▶ **Records for processing**:
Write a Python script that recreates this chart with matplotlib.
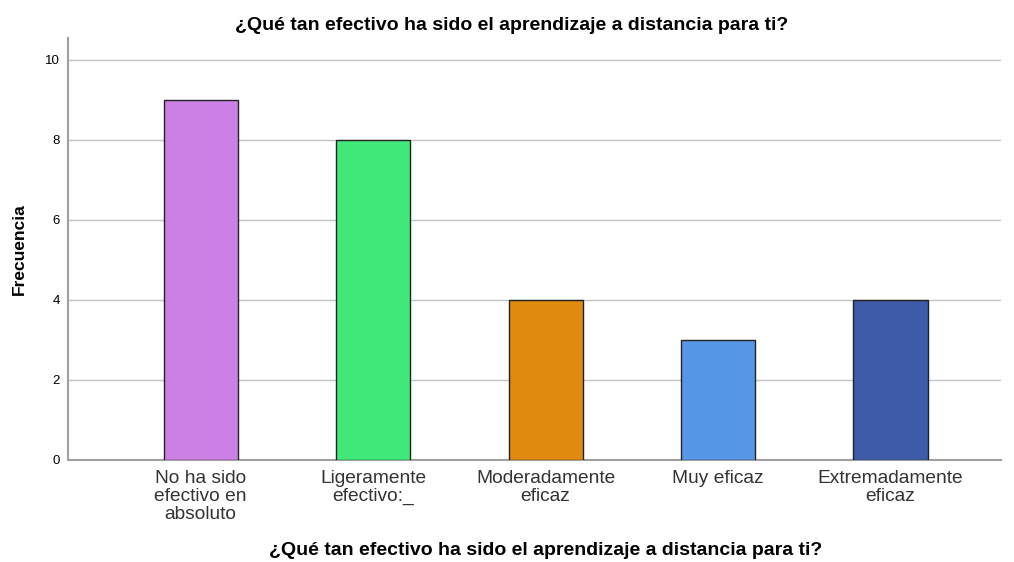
import matplotlib.pyplot as plt

categories = ["No ha sido\nefectivo en\nabsoluto", "Ligeramente\nefectivo:_",
              "Moderadamente\neficaz", "Muy eficaz", "Extremadamente\neficaz"]
frecuencia = [9, 8, 4, 3, 4]
colores = ["#CC80E6", "#40E87A", "#E08A10", "#5597E6", "#3E5BA9"]
yticks = [0, 2, 4, 6, 8, 10]

plt.rcParams['font.family'] = ['Liberation Sans', 'DejaVu Sans']

fig = plt.figure(figsize=(10.14, 5.62), dpi=100)
ax = fig.add_axes([0.067, 0.1815, 0.92, 0.751])

x = range(len(categories))
ax.bar(x, frecuencia, width=0.43, color=colores, edgecolor="#222222", linewidth=1, zorder=3)

ax.set_xlim(-0.77, 4.64)
ax.set_ylim(0, 10.55)
ax.set_yticks(yticks)
ax.set_yticklabels([str(v) for v in yticks], fontsize=9.5)
ax.set_xticks(list(x))
ax.set_xticklabels(categories, fontsize=13.8, linespacing=1.08, color="#333333")
ax.tick_params(length=0, pad=6)
ax.tick_params(axis='x', pad=7)

ax.grid(axis='y', color="#c4c4c4", linewidth=1, zorder=0)
for s in ['top', 'right']:
    ax.spines[s].set_visible(False)
for s in ['left', 'bottom']:
    ax.spines[s].set_color("#a0a0a0")
    ax.spines[s].set_linewidth(1.5)

ax.set_ylabel("Frecuencia", fontsize=12.5, fontweight='bold', labelpad=13)

fig.text(0.505, 0.955, "¿Qué tan efectivo ha sido el aprendizaje a distancia para ti?",
         ha='center', va='center', fontsize=14, fontweight='bold')
fig.text(0.538, 0.02, "¿Qué tan efectivo ha sido el aprendizaje a distancia para ti?",
         ha='center', va='center', fontsize=14, fontweight='bold')

fig.savefig("out.png", dpi=100)
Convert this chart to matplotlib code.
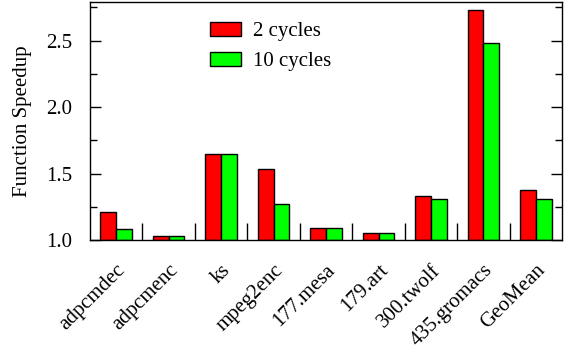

▶ **Aim**: Restate the lines of the records exactly, starting at the first and stopping after the line with "yticks = [0, 2, 4, 6, 8, 10]". Leave out any picture.

▶ **Expected output**:
Write a Python script that recreates this chart with matplotlib.
import matplotlib.pyplot as plt

categories = ["No ha sido\nefectivo en\nabsoluto", "Ligeramente\nefectivo:_",
              "Moderadamente\neficaz", "Muy eficaz", "Extremadamente\neficaz"]
frecuencia = [9, 8, 4, 3, 4]
colores = ["#CC80E6", "#40E87A", "#E08A10", "#5597E6", "#3E5BA9"]
yticks = [0, 2, 4, 6, 8, 10]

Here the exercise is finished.